Importa começar por referir que o dever de indagação oficiosa se circunscreve aos factos concretamente alegados e aos que o Tribunal deva oficiosamente conhecer – artigo 13.º, n.º 1, do C.P.P.T.
Sendo que no requerimento de dispensa de garantia o ora Recorrente dispensou-se de consubstanciar a maior parte do alegado a propósito da falta de meios económicos, remetendo-se repetidamente para observações vagas e descontextualizadas, insusceptíveis de confirmação. Assim, alega que se encontra «a atravessar sérias dificuldades económicas», mas nunca explicou em que se traduzem essas dificuldades, qual o montante global das dívidas e os rendimentos de que dispõe para lhes fazer frente. Clama que «os encargos sobre este agregado familiar são muto elevados», mas nem sequer os enunciou. Remete-nos para a «grave crise económica que tem vindo a assolar o país e a economia global» sem nunca explicar de que modo o afectou e porquê. Justifica-se com a canalização dos «escassos recursos económicos de que dispõe para cumprir pontualmente as suas obrigações» sem, mais uma vez, consubstanciar os recursos de que dispõe e as obrigações que enfrenta, pela sua natureza, origem ou valor. Embora acrescente adiante que «não tem um rendimento sequer superior ao ordenado mínimo nacional», volta a não especificar a sua natureza, origem e valor.
De concreto, apenas alega que tem um filho a seu cargo e que tem todo o seu património penhorado em execuções, sendo que nenhum destes factos evidencia falta de meios económicos. Como é lógico, ter um dependente a seu cargo e ter pendentes execuções contra si não significa por si só que não possa pagar as despesas e dívidas que enfrenta, e os rendimentos necessários para garantir uma dívida não têm necessariamente que provir de património imobiliário.
Mas ainda que tivesse alegado factualidade suficiente para concluir – como concluiu – pela manifesta falta de meios económicos, não alegou absolutamente nada a propósito de um outro requisito da dispensa da garantia que emana do artigo 52.º, n.º 4, da L.G.T., a saber: a inexistência de responsabilidade pela insuficiência do património para a prestação da garantia. O que o M.mº Juiz “a quo” também não deixou de assinalar na douta sentença recorrida.
De onde decorre que o Tribunal “a quo” também por esta razão se poderia dispensar de indagar sobre a os meios económicos de que o ora Recorrente dispõe.

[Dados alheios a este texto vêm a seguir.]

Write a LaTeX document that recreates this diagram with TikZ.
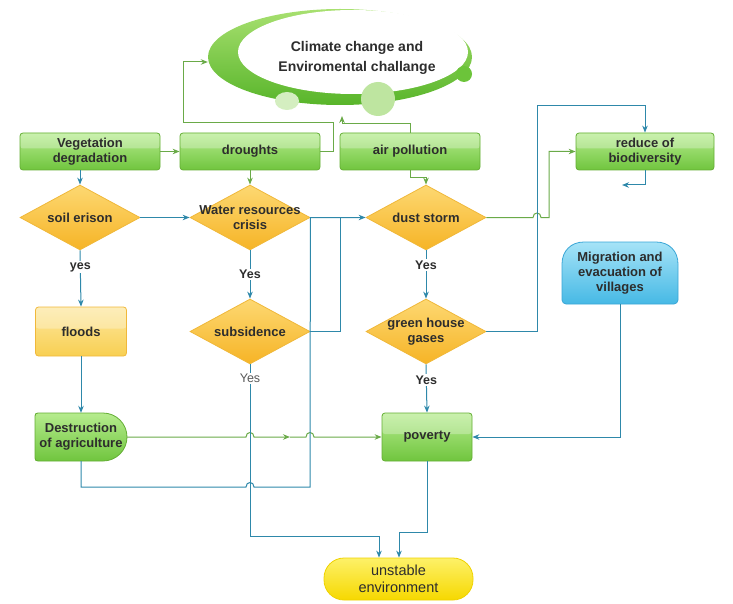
\documentclass[tikz,border=0pt]{standalone}
\usepackage{fontspec}
\setmainfont{Liberation Sans}
\usetikzlibrary{shapes.geometric,arrows.meta,calc}
\definecolor{gtop}{HTML}{B6EC8E}
\definecolor{gbot}{HTML}{70C53E}
\definecolor{gborder}{HTML}{64AE34}
\definecolor{etop}{HTML}{A8E070}
\definecolor{ebot}{HTML}{58B52A}
\definecolor{ytop}{HTML}{FDD872}
\definecolor{ybot}{HTML}{F6B426}
\definecolor{yborder}{HTML}{F0B83A}
\definecolor{ftop}{HTML}{FDE8A0}
\definecolor{fbot}{HTML}{F8CF52}
\definecolor{btop}{HTML}{A6E3F7}
\definecolor{bbot}{HTML}{46B9E5}
\definecolor{bborder}{HTML}{3AA6D6}
\definecolor{utop}{HTML}{FDF168}
\definecolor{ubot}{HTML}{F6D800}
\definecolor{uborder}{HTML}{EFD200}
\definecolor{bline}{HTML}{2E88AA}
\definecolor{gline}{HTML}{6AAA48}
\definecolor{txt}{HTML}{2D2D2D}
\begin{document}
\begin{tikzpicture}[x=1pt,y=-1pt,
  bfont/.style={font=\bfseries\fontsize{13}{15}\selectfont, text=txt},
  gloss/.style={path picture={\fill[white,opacity=0.28] (path picture bounding box.north west) rectangle ([yshift=3pt]path picture bounding box.east);}},
  gbox/.style={rectangle, rounded corners=3pt, draw=gborder, line width=0.8pt,
    top color=gtop, bottom color=gbot, bfont, align=center, inner sep=0pt,
    minimum width=140pt, minimum height=37pt, gloss},
  ydia/.style={diamond, draw=yborder, line width=0.8pt, top color=ytop,
    bottom color=ybot, inner sep=0pt, minimum width=120pt, minimum height=65pt},
  dtext/.style={bfont, align=center, inner sep=0pt},
  lab/.style={fill=white, inner sep=1.5pt, font=\bfseries\fontsize{12.5}{14}\selectfont, text=txt},
  labg/.style={fill=white, inner sep=1.5pt, font=\fontsize{12.5}{14}\selectfont, text=black!65},
  bl/.style={draw=bline, line width=1pt},
  gl/.style={draw=gline, line width=1pt},
  arr/.style={-{Stealth[length=7pt,width=5.5pt]}}
]
\useasboundingbox (0,0) rectangle (733,604);

% ---- climate ellipse ----
\node[ellipse, minimum width=264pt, minimum height=96pt, inner sep=0pt,
  top color=etop, bottom color=ebot, draw=none] (clim) at (340,57) {};
\fill[white] (353,52) ellipse [x radius=115pt, y radius=42pt];
\fill[color={rgb,255:red,212;green,238;blue,192}] (287,101) ellipse [x radius=12pt, y radius=9pt];
\fill[color={rgb,255:red,190;green,229;blue,160}] (378,99) circle [radius=17pt];
\fill[color={rgb,255:red,108;green,196;blue,58}] (464,74) circle [radius=8pt];
\node[font=\bfseries\fontsize{14}{20}\selectfont, text=txt, align=center] (climtext) at (357,58)
  {Climate change and\\Enviromental challange};

% ---- top row ----
\node[gbox] (veg) at (90,151.5) {Vegetation\\degradation};
\node[gbox] (dro) at (250,151.5) {droughts};
\node[gbox] (air) at (410,151.5) {air pollution};
\node[gbox, minimum width=138pt] (red) at (645,151.5) {reduce of\\biodiversity};

% ---- diamonds ----
\node[ydia, label={[dtext]center:soil erison}] (soil) at (80,217.5) {};
\node[ydia, label={[dtext]center:Water resources\\crisis}] (wat) at (250,217.5) {};
\node[ydia, label={[dtext]center:dust storm}] (dust) at (426,217.5) {};
\node[ydia, label={[dtext]center:subsidence}] (sub) at (250,331.5) {};
\node[ydia, label={[dtext]center:green house\\gases}] (ghg) at (426,331.5) {};

% ---- floods ----
\node[rectangle, rounded corners=3pt, draw=yborder, line width=0.8pt, top color=ftop,
  bottom color=fbot, bfont, inner sep=0pt, minimum width=91pt, minimum height=49pt, gloss] (flo) at (81,331.5) {floods};

% ---- destruction of agriculture ----
\path[draw=gborder, line width=0.8pt, top color=gtop, bottom color=gbot]
  (38,413) -- (103,413) arc[start angle=90, end angle=-90, radius=24pt] -- (38,461)
  .. controls (36,461) and (35,460) .. (35,458) -- (35,416) .. controls (35,414) and (36,413) .. (38,413) -- cycle;
\node[bfont, align=center, inner sep=0pt, minimum width=92pt, minimum height=48pt] (des) at (81,437)
  {Destruction\\of agriculture};

% ---- poverty ----
\node[gbox, minimum width=90pt, minimum height=48pt] (pov) at (427,437) {poverty};

% ---- migration ----
\path[draw=bborder, line width=0.8pt, top color=btop, bottom color=bbot]
  (562,300) -- (562,264) .. controls (562,251) and (571,242) .. (584,242) -- (656,242)
  .. controls (669,242) and (678,251) .. (678,264) -- (678,300)
  .. controls (678,302) and (676,304) .. (674,304) -- (566,304)
  .. controls (564,304) and (562,302) .. (562,300) -- cycle;
\node[bfont, align=center, inner sep=0pt, minimum width=116pt, minimum height=62pt] (mig) at (620,273)
  {Migration and\\evacuation of\\villages};

% ---- unstable environment ----
\node[rectangle, rounded corners=20pt, draw=uborder, line width=0.8pt, top color=utop,
  bottom color=ubot, font=\fontsize{14.5}{17}\selectfont, text=txt, align=center, inner sep=0pt,
  minimum width=149pt, minimum height=42pt] (uns) at (398.5,579) {unstable\\environment};

% ---- coordinates ----
\coordinate (c1) at (183,62);
\coordinate (cu) at (342,116);
\coordinate (cfree) at (622,185);
\coordinate (m1) at (290,437);
\coordinate (u1) at (379,536);
\coordinate (u2) at (399,532);

% ---- green connectors ----
\draw[gl,arr] (veg) -- (dro);
\draw[gl,arr] (dro.east) -- (333,151.5) -- (333,123) -- (183,123) -- (c1) -- (clim.west |- c1);
\draw[gl,arr] (air.north) -- (410,124) -- (342,124) -- (cu);
\draw[gl,arr] (air.south) -- (410,178) -| (dust.north);
\draw[gl,arr] (dro) -- (wat);
\draw[gl,arr] (dust.east) -- (533,217.5) .. controls (533,211.5) and (541,211.5) .. (541,217.5)
  -- (549,217.5) |- (red.west);
\draw[gl,arr] (des.east) -- (246,437) .. controls (246,431) and (254,431) .. (254,437) -- (m1);
\draw[gl,arr] (m1) -- (306,437) .. controls (306,431) and (314,431) .. (314,437) -- (pov.west);

% ---- blue connectors ----
\draw[bl,arr] (veg.south -| soil.north) -- (soil.north);
\draw[bl,arr] (soil) -- (wat);
\draw[bl,arr] (des.south) |- (246,487) .. controls (246,481) and (254,481) .. (254,487)
  -- (310,487) -- (wat.east) -- (dust.west);
\draw[bl] (sub.east) -- (340,331.5) -- (340,217.5);
\draw[bl,arr] (wat.south) -- node[lab]{Yes} (sub.north);
\draw[bl,arr] (sub.south) -- node[labg,pos=0.082]{Yes} (u1 -| sub.south) -- (u1) -- (u1 |- uns.north);
\draw[bl,arr] (dust.south) -- node[lab,pos=0.3]{Yes} (ghg.north);
\draw[bl,arr] (ghg.east) -- (537,331.5) -- (537,106) -| (red.north);
\draw[bl,arr] (red.south) |- (cfree);
\draw[bl,arr] (ghg.south) -- node[lab,pos=0.32]{Yes} (pov.north);
\draw[bl,arr] (mig.south) |- (pov.east);
\draw[bl,arr] (pov.south) |- (u2) -- (u2 |- uns.north);
\draw[bl,arr] (soil.south) -- node[lab,pos=0.3]{yes} (flo.north);
\draw[bl,arr] (flo) -- (des);
\end{tikzpicture}
\end{document}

Ainda que se provasse tudo o que o Recorrente alega nesta parte e ainda que se concedesse que daí resultava a manifesta falta de meios económicos, nem por isso a decisão poderia ser diferente, agora por falta deste segundo requisito da dispensa de garantia.
Tanto basta, a nosso ver, para concluir que o recurso jamais poderia proceder, também por aqui.
4. Conclusões
4.1. Não padece de nulidade por falta de especificação dos fundamentos que a justificam, a decisão judicial que, invocando, além do mais, o artigo 170.º, n.º 4, do C.P.P.T. e sublinhando o prazo de dez dias para a resolução do pedido de dispensa de garantia, extrai daí que o incidente respectivo não está sujeito a audição prévia, visto que é possível reconstituir a partir destes dados o itinerário cognoscitivo que presidiu à decisão;
4.2. Não padece de nulidade por omissão de pronúncia a decisão judicial que omite o conhecimento do vício de falta de fundamentação da decisão do Órgão de Execução Fiscal se este vício não foi oportunamente alegado na reclamação dessa decisão, visto que a falta de fundamentação não é vício de que o tribunal possa oficiosamente conhecer;
4.3. Não viola o direito de audição do executado consagrado nos artigos 55.º e 60.º da L.G.T. a decisão de indeferimento da dispensa de garantia, visto que a execução fiscal tem natureza judicial – artigo 103.º, n.º 1, da L.G.T. – e estes dispositivos legais não são aplicáveis aos processos judiciais;
4.4. Não carece de audição prévia a decisão do Órgão de Execução Fiscal que conhecendo do pedido de dispensa de garantia, não o indefere com base em questão nova suscitada por outrem ou de que devesse aferir oficiosamente, visto que não está, então, em causa a salvaguarda do princípio do contraditório – artigo 3.º, n.º 3, do C.P.C.
4.5. O Tribunal não tem o dever de indagar oficiosamente sobre a manifesta falta de meios económicos se o requerente do pedido de dispensa de garantia não alega factos suficientes que sustentem tal conclusão e não invoca sequer que a sua insuficiência não é da sua responsabilidade – artigo 52.º, n.º 4, da L.G.T.
5. Decisão
Por todo o exposto, acordam os juízes da Secção do Contencioso Tributário deste Tribunal Central Administrativo Norte em negar provimento ao presente recurso, confirmando a decisão recorrida.
Custas pela Recorrente.
Porto, 17 de Novembro de 2011
Ass. Nuno Filipe Morgado Teixeira Bastos
Ass. Irene Isabel Gomes das Neves
Ass. Jorge Miguel Barroso de Aragão Seia (Concordo com a decisão discordando no entanto com a aplicação no caso concreto do disposto no artº 3º, nº3 do CPC, por entender que o mesmo só é aplicável a actos exclusivamente praticados pelo juiz.)